### Stated problem
Return all of the data exactly, with nothing left out but the pictures.
* * * * *
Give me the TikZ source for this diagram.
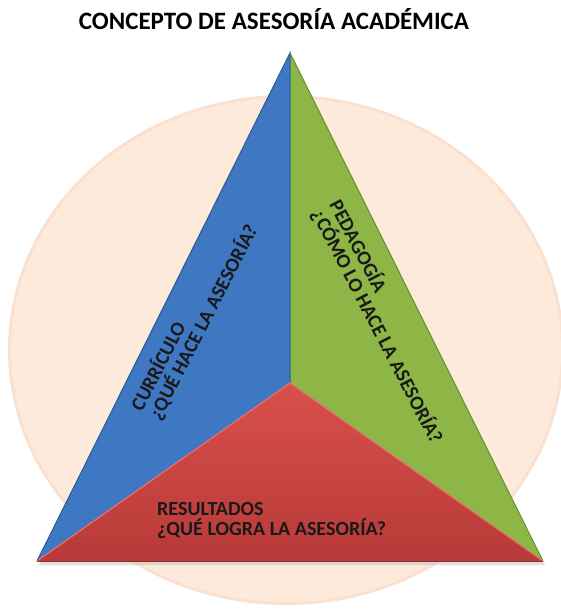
\documentclass[tikz,border=0pt]{standalone}
\usepackage{fontspec}
\setmainfont{Carlito}
\definecolor{peach}{HTML}{FDEADB}
\definecolor{peachrim}{HTML}{F6CDAF}
\definecolor{blueface}{HTML}{3F78C2}
\definecolor{blueedge}{HTML}{2A5A96}
\definecolor{greenface}{HTML}{8DB646}
\definecolor{greenedge}{HTML}{6A8C2C}
\definecolor{redtop}{HTML}{D9504C}
\definecolor{redbot}{HTML}{B73A38}
\definecolor{rededge}{HTML}{E8706A}
\begin{document}
\begin{tikzpicture}[x=1pt,y=-1pt,
  lbl/.style={font=\fontsize{20}{20}\selectfont\bfseries, text=black!90, align=left, inner sep=0pt},
  face/.style={line join=round}]
\useasboundingbox (0,0) rectangle (561,611);
% background ellipse
\fill[peachrim!60] (286,350) ellipse [x radius=278, y radius=255];
\fill[peach] (286,350) ellipse [x radius=275, y radius=252];
% key points
\coordinate (apex) at (290,53);
\coordinate (bl) at (37,561);
\coordinate (br) at (543,561);
\coordinate (mid) at (290,383);
% shadow
\fill[black!25, opacity=0.5] ([shift={(2,4)}]bl) -- ([shift={(2,4)}]br) -- ([shift={(2,4)}]apex) -- cycle;
% faces
\fill[blueface, face] (apex) -- (mid) -- (bl) -- cycle;
\fill[greenface, face] (apex) -- (br) -- (mid) -- cycle;
\draw[blueedge, line width=1pt] (bl) -- (apex) -- (mid);
\draw[greenedge, line width=1pt] (apex) -- (br);
\shade[top color=redtop, bottom color=redbot, face] (bl) -- (mid) -- (br) -- cycle;
\draw[rededge, line width=1.2pt] (bl) -- (mid) -- (br);
\draw[redbot!80!black, line width=1pt] (bl) -- (br);
% title
\node[inner sep=0pt, anchor=base, font=\fontsize{25}{30}\selectfont\bfseries] (title) at (274,29) {CONCEPTO DE ASESORÍA ACADÉMICA};
% labels
\node[lbl, rotate=63, anchor=west] (curr) at (145,414) {CURRÍCULO\\¿QUÉ HACE LA ASESORÍA?};
\node[lbl, rotate=-62.5, anchor=west] (peda) at (326,206) {PEDAGOGÍA\\¿CÓMO LO HACE LA ASESORÍA?};
\node[lbl, anchor=west] (res) at (157,521) {RESULTADOS\\¿QUÉ LOGRA LA ASESORÍA?};
\end{tikzpicture}
\end{document}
* * * * *
### Expected answer
Give me the TikZ source for this diagram.
\documentclass[tikz,border=0pt]{standalone}
\usepackage{fontspec}
\setmainfont{Carlito}
\definecolor{peach}{HTML}{FDEADB}
\definecolor{peachrim}{HTML}{F6CDAF}
\definecolor{blueface}{HTML}{3F78C2}
\definecolor{blueedge}{HTML}{2A5A96}
\definecolor{greenface}{HTML}{8DB646}
\definecolor{greenedge}{HTML}{6A8C2C}
\definecolor{redtop}{HTML}{D9504C}
\definecolor{redbot}{HTML}{B73A38}
\definecolor{rededge}{HTML}{E8706A}
\begin{document}
\begin{tikzpicture}[x=1pt,y=-1pt,
  lbl/.style={font=\fontsize{20}{20}\selectfont\bfseries, text=black!90, align=left, inner sep=0pt},
  face/.style={line join=round}]
\useasboundingbox (0,0) rectangle (561,611);
% background ellipse
\fill[peachrim!60] (286,350) ellipse [x radius=278, y radius=255];
\fill[peach] (286,350) ellipse [x radius=275, y radius=252];
% key points
\coordinate (apex) at (290,53);
\coordinate (bl) at (37,561);
\coordinate (br) at (543,561);
\coordinate (mid) at (290,383);
% shadow
\fill[black!25, opacity=0.5] ([shift={(2,4)}]bl) -- ([shift={(2,4)}]br) -- ([shift={(2,4)}]apex) -- cycle;
% faces
\fill[blueface, face] (apex) -- (mid) -- (bl) -- cycle;
\fill[greenface, face] (apex) -- (br) -- (mid) -- cycle;
\draw[blueedge, line width=1pt] (bl) -- (apex) -- (mid);
\draw[greenedge, line width=1pt] (apex) -- (br);
\shade[top color=redtop, bottom color=redbot, face] (bl) -- (mid) -- (br) -- cycle;
\draw[rededge, line width=1.2pt] (bl) -- (mid) -- (br);
\draw[redbot!80!black, line width=1pt] (bl) -- (br);
% title
\node[inner sep=0pt, anchor=base, font=\fontsize{25}{30}\selectfont\bfseries] (title) at (274,29) {CONCEPTO DE ASESORÍA ACADÉMICA};
% labels
\node[lbl, rotate=63, anchor=west] (curr) at (145,414) {CURRÍCULO\\¿QUÉ HACE LA ASESORÍA?};
\node[lbl, rotate=-62.5, anchor=west] (peda) at (326,206) {PEDAGOGÍA\\¿CÓMO LO HACE LA ASESORÍA?};
\node[lbl, anchor=west] (res) at (157,521) {RESULTADOS\\¿QUÉ LOGRA LA ASESORÍA?};
\end{tikzpicture}
\end{document}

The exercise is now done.